>> Start Material provided

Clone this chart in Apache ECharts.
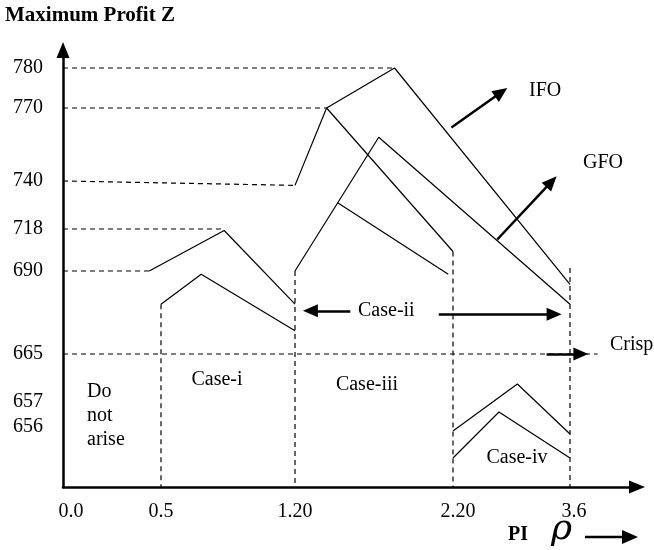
<!DOCTYPE html>
<html><head><meta charset="utf-8">
<script src="https://cdn.jsdelivr.net/npm/echarts@6/dist/echarts.min.js"></script>
<style>html,body{margin:0;padding:0;background:#fff}#c{width:654px;height:550px}</style>
</head><body><div id="c"></div>
<script>
// ---- Tick labels (schematic, non-uniform axes) ----
const xTickValues = [0.0, 0.5, 1.2, 2.2, 3.6];
const xTickLabels = ['0.0', '0.5', '1.20', '2.20', '3.6'];
const yTickValues = [656, 657, 665, 690, 718, 740, 770, 780];
const yTickLabels = ['656', '657', '665', '690', '718', '740', '770', '780'];

// ---- Curves: [rho, Z] ----
const ifoUpper   = [[1.2, 738], [1.40, 770], [1.83, 780], [3.6, 686]];
const ifoLower   = [[1.40, 770], [2.2, 703]];
const gfoUpper   = [[1.2, 690], [1.73, 758], [3.6, 680]];
const gfoBranch  = [[1.47, 730], [2.17, 689]];
const case1Upper = [[0.44, 690], [0.83, 717], [1.2, 680]];
const case1Lower = [[0.5, 680], [0.71, 689], [1.2, 672]];
const case4Upper = [[2.2, 655.6], [2.97, 660], [3.6, 655.3]];
const case4Lower = [[2.2, 652.9], [2.75, 656.6], [3.6, 652.9]];

// ---- Dashed guide lines: [rho, Z] ----
const guide780 = [[0, 780], [1.83, 780]];
const guide770 = [[0, 770], [1.40, 770]];
const guide740 = [[0, 740], [1.2, 738]];
const guide718 = [[0, 718], [0.82, 718]];
const guide690 = [[0, 690], [0.44, 690]];
const guide665 = [[0, 665], [3.93, 665]];
const guideV05 = [[0.5, 680], [0.5, 650]];
const guideV12 = [[1.2, 690], [1.2, 650]];
const guideV22 = [[2.2, 703], [2.2, 650]];
const guideV36 = [[3.6, 692], [3.6, 650]];

// ---- Annotation arrows: [tail, tip] in [rho, Z] ----
const arrowIFO    = [[2.19, 762], [2.85, 775]];
const arrowGFO    = [[2.73, 711], [3.44, 742]];
const arrowCase2L = [[1.55, 678], [1.25, 678]];
const arrowCase2R = [[2.11, 677], [3.50, 677]];
const arrowCrisp  = [[3.32, 665], [3.82, 665]];

// ---- Piecewise-linear schematic scales (axis units = px along the axis) ----
const xKnotsVal = [0, 0.5, 1.2, 2.2, 3.6];
const xKnotsPos = [0, 98, 232, 390, 507];
const yKnotsVal = [650, 656, 657, 665, 690, 718, 740, 770, 780];
const yKnotsPos = [0, 60, 85, 133, 216, 258, 306, 379, 419];
function piece(v, kv, kp) {
  let i = 0;
  while (i < kv.length - 2 && v > kv[i + 1]) i++;
  return kp[i] + (v - kv[i]) * (kp[i + 1] - kp[i]) / (kv[i + 1] - kv[i]);
}
const fx = v => piece(v, xKnotsVal, xKnotsPos);
const fy = v => piece(v, yKnotsVal, yKnotsPos);
const map = arr => arr.map(([r, z]) => [fx(r), fy(z)]);

const FONT = 'Liberation Serif';
const solid = (name, d) => ({
  type: 'line', name, data: map(d), symbol: 'none', silent: true,
  lineStyle: { color: '#000', width: 1.2 }
});
const dashed = (d) => ({
  type: 'line', data: map(d), symbol: 'none', silent: true,
  lineStyle: { color: '#000', width: 1.2, type: [5, 4] }
});
const arrows = [arrowIFO, arrowGFO, arrowCase2L, arrowCase2R, arrowCrisp];
const HEAD = 15;
// arrowhead symbol is centred on the line end: end the shaft half a head short of the tip
const arrowSegments = arrows.map(a => {
  const [p, q] = map(a);
  const dx = q[0] - p[0], dy = q[1] - p[1], L = Math.hypot(dx, dy);
  const k = (L - HEAD / 2) / L;
  return [{ coord: p }, { coord: [p[0] + dx * k, p[1] + dy * k] }];
});

const chart = echarts.init(document.getElementById('c'), null, { renderer: 'canvas' });
const xLabelShift = { '0.0': 8, '2.20': 5, '3.6': 4 };
chart.setOption({
  animation: false,
  backgroundColor: '#fff',
  grid: { left: 63, top: 50, width: 574, height: 437 },
  xAxis: {
    type: 'value', min: 0, max: 574,
    splitLine: { show: false }, axisTick: { show: false },
    axisLine: { lineStyle: { color: '#000', width: 2.5 }, symbol: ['none', 'triangle'], symbolSize: [13, 16] },
    axisLabel: {
      customValues: xTickValues.map(fx), margin: 15, color: '#000',
      fontFamily: FONT, fontSize: 20,
      formatter: v => {
        const i = xTickValues.findIndex(t => Math.abs(fx(t) - v) < 0.5);
        const lab = xTickLabels[i];
        const s = xLabelShift[lab] || 0;
        return s ? '{p' + s + '|' + lab + '}' : lab;
      },
      rich: {
        p8: { padding: [0, 0, 0, 16], fontFamily: FONT, fontSize: 20, color: '#000' },
        p5: { padding: [0, 0, 0, 10], fontFamily: FONT, fontSize: 20, color: '#000' },
        p4: { padding: [0, 0, 0, 8], fontFamily: FONT, fontSize: 20, color: '#000' }
      }
    }
  },
  yAxis: {
    type: 'value', min: 0, max: 437,
    splitLine: { show: false }, axisTick: { show: false },
    axisLine: { lineStyle: { color: '#000', width: 2.5 }, symbol: ['none', 'triangle'], symbolSize: [13, 16] },
    axisLabel: {
      customValues: yTickValues.map(fy), margin: 20, color: '#000',
      fontFamily: FONT, fontSize: 20,
      formatter: v => {
        const i = yTickValues.findIndex(t => Math.abs(fy(t) - v) < 0.5);
        return yTickLabels[i];
      }
    }
  },
  series: [
    dashed(guide780), dashed(guide770), dashed(guide740), dashed(guide718),
    dashed(guide690), dashed(guide665), dashed(guideV05), dashed(guideV12),
    dashed(guideV22), dashed(guideV36),
    solid('IFO', ifoUpper), solid('IFO', ifoLower),
    solid('GFO', gfoUpper), solid('GFO', gfoBranch),
    solid('Case-i', case1Upper), solid('Case-i', case1Lower),
    solid('Case-iv', case4Upper), solid('Case-iv', case4Lower),
    {
      type: 'line', data: [], silent: true,
      markLine: {
        silent: true, symbol: ['none', 'triangle'], symbolSize: [13, HEAD],
        label: { show: false },
        lineStyle: { color: '#000', width: 2.5, type: 'solid' },
        data: arrowSegments
      }
    }
  ],
  graphic: [
    { type: 'text', left: 5, top: 5, style: { text: 'Maximum Profit Z', font: 'bold 21px "Liberation Serif"', fill: '#000' } },
    { type: 'text', x: 529, y: 91, style: { text: 'IFO', font: '20px "Liberation Serif"', fill: '#000', verticalAlign: 'middle' } },
    { type: 'text', x: 583, y: 163, style: { text: 'GFO', font: '20px "Liberation Serif"', fill: '#000', verticalAlign: 'middle' } },
    { type: 'text', x: 358, y: 311, style: { text: 'Case-ii', font: '20px "Liberation Serif"', fill: '#000', verticalAlign: 'middle' } },
    { type: 'text', x: 610, y: 345, style: { text: 'Crisp', font: '20px "Liberation Serif"', fill: '#000', verticalAlign: 'middle' } },
    { type: 'text', x: 217, y: 380, style: { text: 'Case-i', font: '20px "Liberation Serif"', fill: '#000', align: 'center', verticalAlign: 'middle' } },
    { type: 'text', x: 367, y: 385, style: { text: 'Case-iii', font: '20px "Liberation Serif"', fill: '#000', align: 'center', verticalAlign: 'middle' } },
    { type: 'text', x: 517, y: 458, style: { text: 'Case-iv', font: '20px "Liberation Serif"', fill: '#000', align: 'center', verticalAlign: 'middle' } },
    { type: 'text', x: 87, y: 392, style: { text: 'Do', font: '20px "Liberation Serif"', fill: '#000', verticalAlign: 'middle' } },
    { type: 'text', x: 87, y: 416, style: { text: 'not', font: '20px "Liberation Serif"', fill: '#000', verticalAlign: 'middle' } },
    { type: 'text', x: 87, y: 440, style: { text: 'arise', font: '20px "Liberation Serif"', fill: '#000', verticalAlign: 'middle' } },
    { type: 'text', x: 508, y: 535, style: { text: 'PI', font: 'bold 20px "Liberation Serif"', fill: '#000', verticalAlign: 'middle' } },
    { type: 'text', x: 551, y: 530, style: { text: 'ρ', font: 'italic 36px "DejaVu Serif"', fill: '#000', verticalAlign: 'middle' } },
    { type: 'line', shape: { x1: 585, y1: 537, x2: 624, y2: 537 }, style: { stroke: '#000', lineWidth: 2.5 } },
    { type: 'polygon', shape: { points: [[622, 530], [638, 537], [622, 544]] }, style: { fill: '#000' } }
  ]
});
</script>
</body></html>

>> End Material provided

Task directions: Write down every line from the opening of the listing to the line with "['656', '657', '665', '690', '718', '740', '770', '780'];", both included, and nothing else; the pictures are omitted.

Task result:
Clone this chart in Apache ECharts.
<!DOCTYPE html>
<html><head><meta charset="utf-8">
<script src="https://cdn.jsdelivr.net/npm/echarts@6/dist/echarts.min.js"></script>
<style>html,body{margin:0;padding:0;background:#fff}#c{width:654px;height:550px}</style>
</head><body><div id="c"></div>
<script>
// ---- Tick labels (schematic, non-uniform axes) ----
const xTickValues = [0.0, 0.5, 1.2, 2.2, 3.6];
const xTickLabels = ['0.0', '0.5', '1.20', '2.20', '3.6'];
const yTickValues = [656, 657, 665, 690, 718, 740, 770, 780];
const yTickLabels = ['656', '657', '665', '690', '718', '740', '770', '780'];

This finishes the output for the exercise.